Senate Banking, Housing and Urban Affairs Committee

Subcommittee on Securities


Hearing on Fees Collected Under the Securities Act of 1933

Prepared Testimony of Mr. Arthur Kearney
Chairman
Security Traders Association


10:00 a.m., Wednesday, March 24, 1999

Good morning, Chairman Grams, Members of the Subcommittee. I am Arthur Kearney, Chairman of the STA. I also am the Director of Capital Markets and a Member of the Board of Directors at John G. Kinnard & Co., a Minneapolis investment company. I must say, Mr. Chairman, that testifying in front of a fellow Minnesotan makes me feel not quite so far from home. I do appreciate the opportunity to be here, and I just wanted to make a couple of brief points.

First, I want to stress that excessive Section 31 fees effect all investors ­ not just professional traders.

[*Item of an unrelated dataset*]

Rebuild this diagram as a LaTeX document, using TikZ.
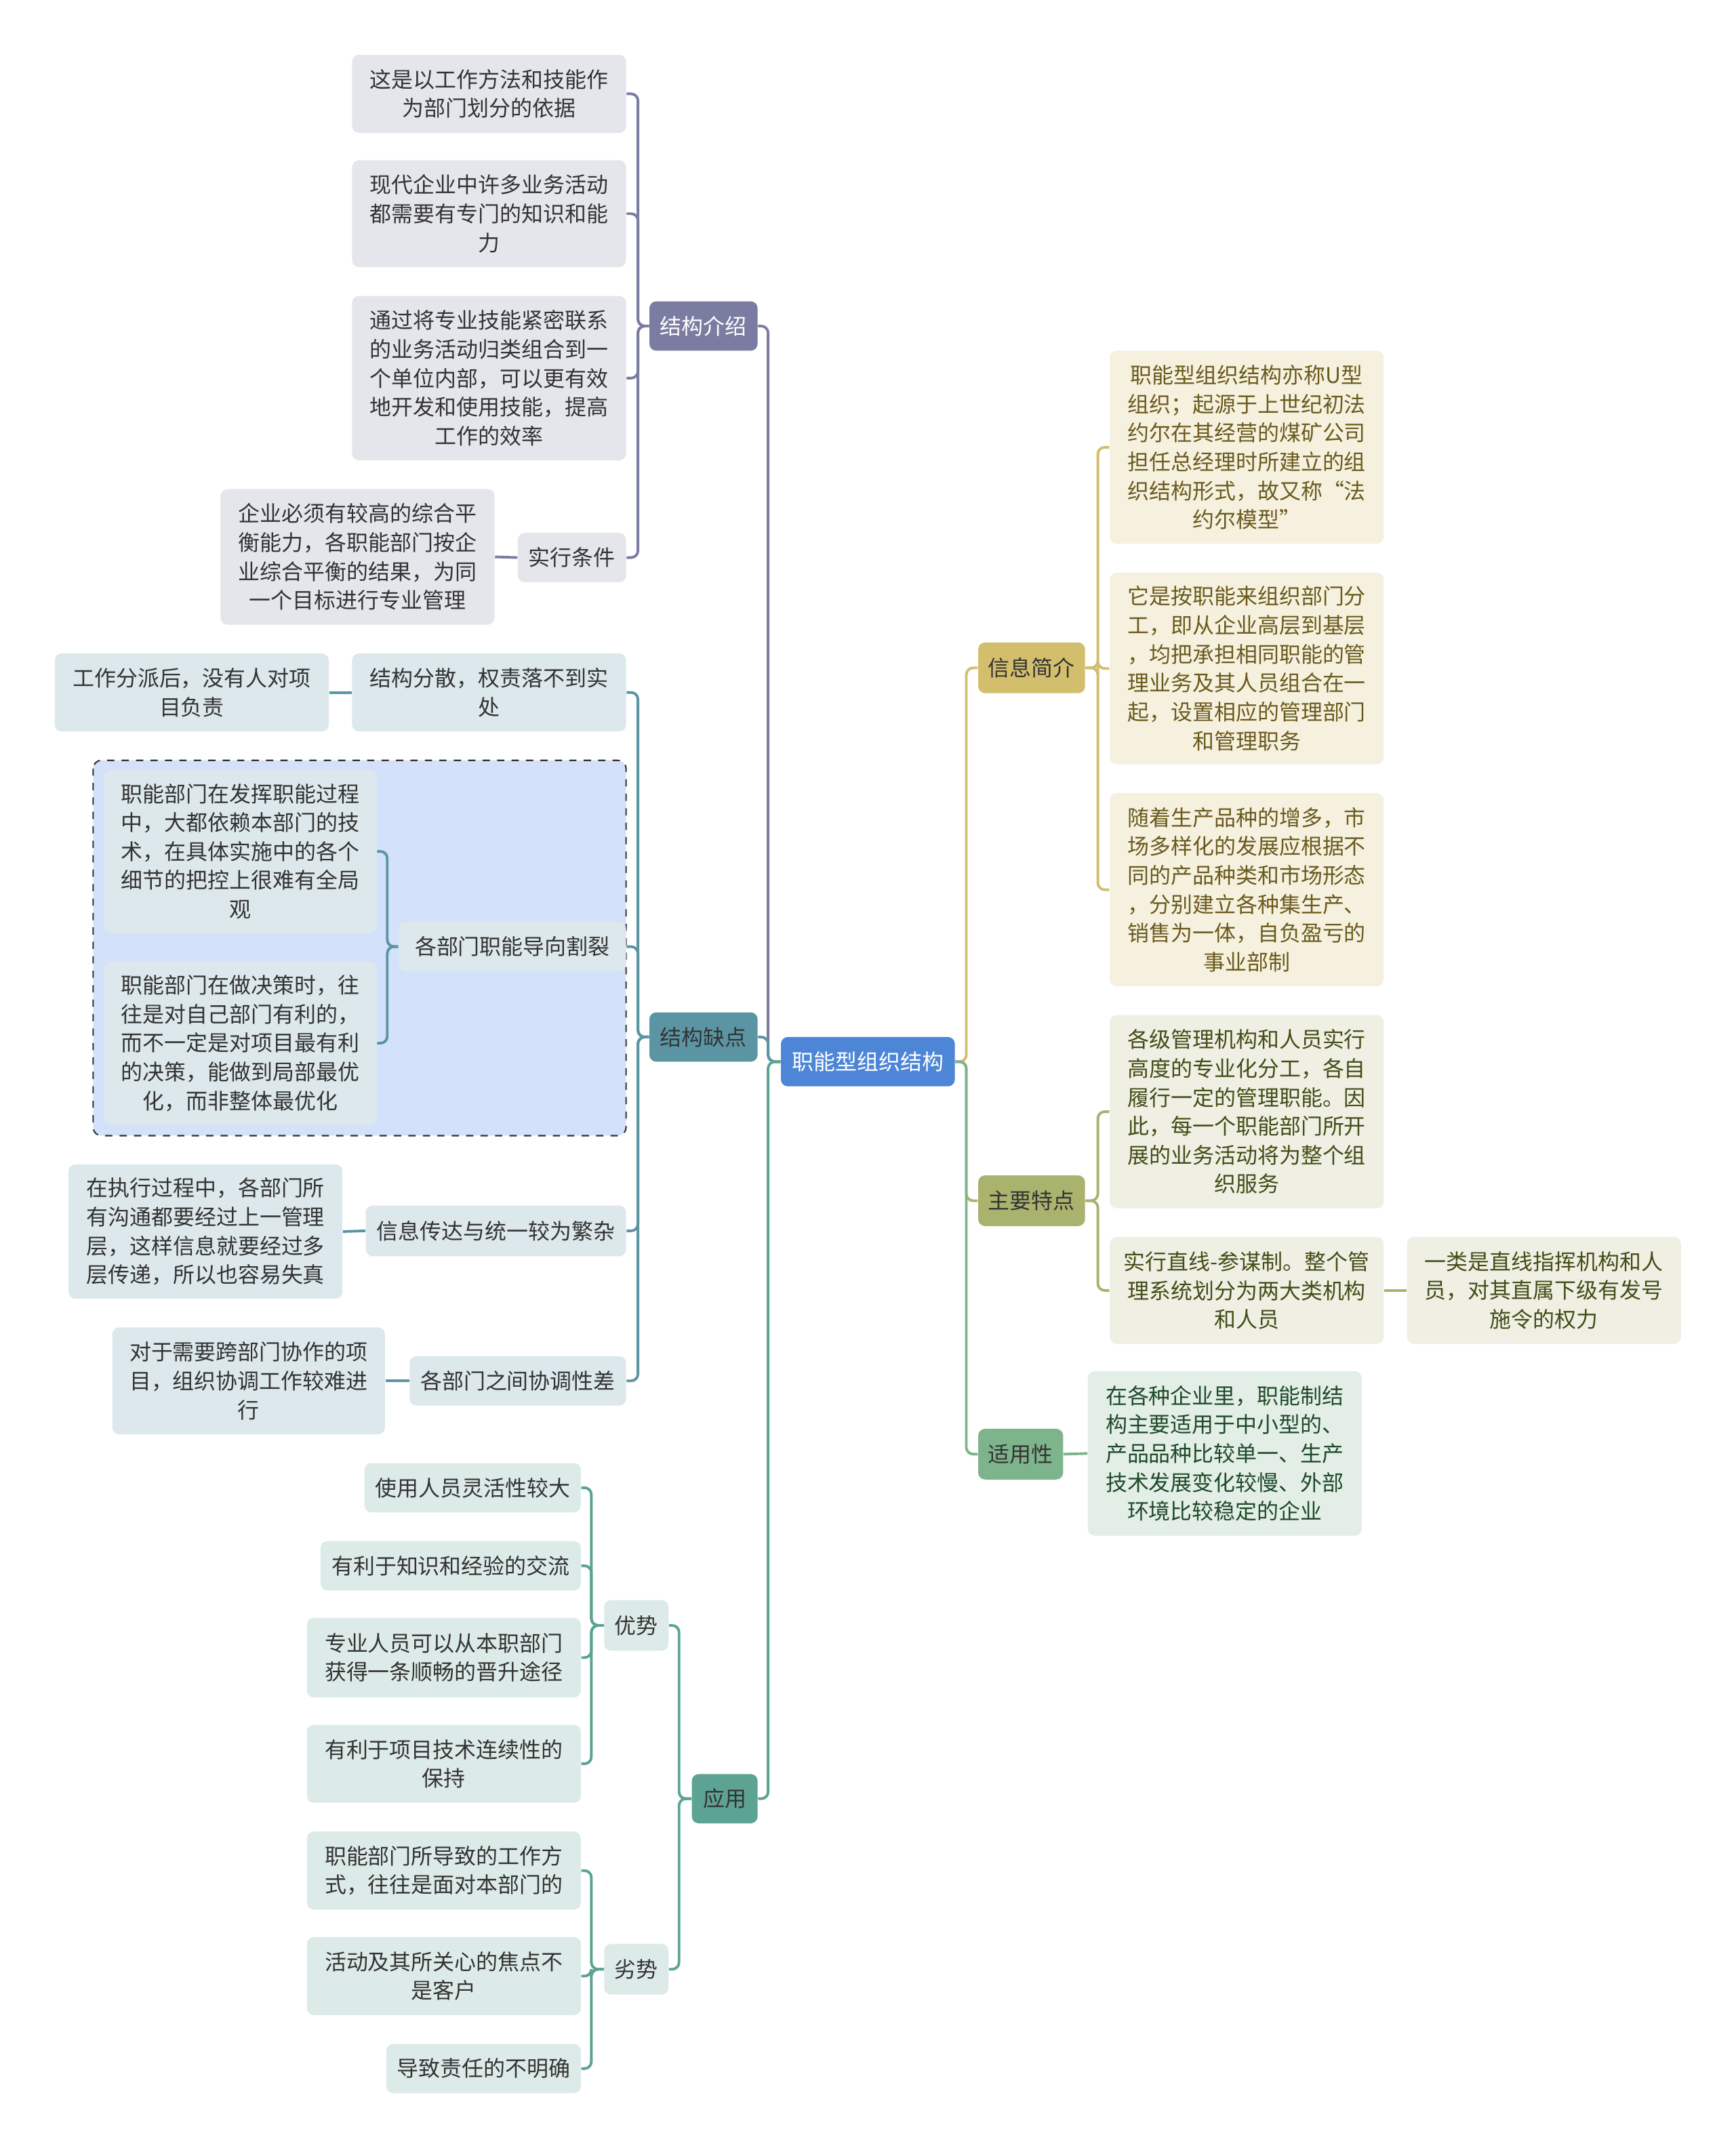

Institutional investors own over 50% of the all the stock traded in the U.S. ­ this means that individuals who own stock indirectly, such as through a mutual fund or pension plan, pay the bulk of these excessive fees.

Second, I thought that what I might best be able to add here would be some perspective, not as Chairman of the STA, but as an employer in the regional brokerage and underwriting business. Our firm trades NASDAQ stocks and underwrites initial public offerings ­ many in the state of Minnesota. Some of the recent IPOs we have been involved in include Excelsior-Henderson, a motorcycle manufacturer, and Zomax, an optical media software company. We also make markets in approximately 175 NASDAQ stocks. Kinnard employs over 350 people.

As Lee pointed out, section 31 fees operate as a gross receipts tax. This means that fees are paid before federal and state taxes, before salary, and before allocations for overhead. The result is to magnify the impact on our firm's profitability. Changes in the NASDAQ market ­ which include increasing costs pressures associated with the new order handling rules, decimalization and year 2000 computer upgrades ­ are already reducing the profitability of NASDAQ market making activities. Excessive section 31 fees only exacerbate this situation.

Mr. Chairman, excessive section 31 fees negatively impact our trading revenue, and reduced revenues translate directly into fewer jobs. As a manager, when I am looking at reduced revenue from section 31 fees, what it means to me is that I can hire one less analyst, one less trader, one less support staff. Reduced revenues go right to our bottom line, and right to our core business decisions. It's really that simple. Excessive fees also contribute to reduced liquidity in the market. The major impact falls on thinly traded stocks in small and start-up companies.

I promised that I would be brief, so I will end by urging Congress reduce the excessive tax on American investors, and restore SEC transaction fees to their intended purpose: funding the SEC's regulation and supervision of the securities markets. With that, Mr. Chairman, I thank you again for this opportunity to appear before you, and I join with Lee in commending you and Chairman Gramm for your leadership on this important issue.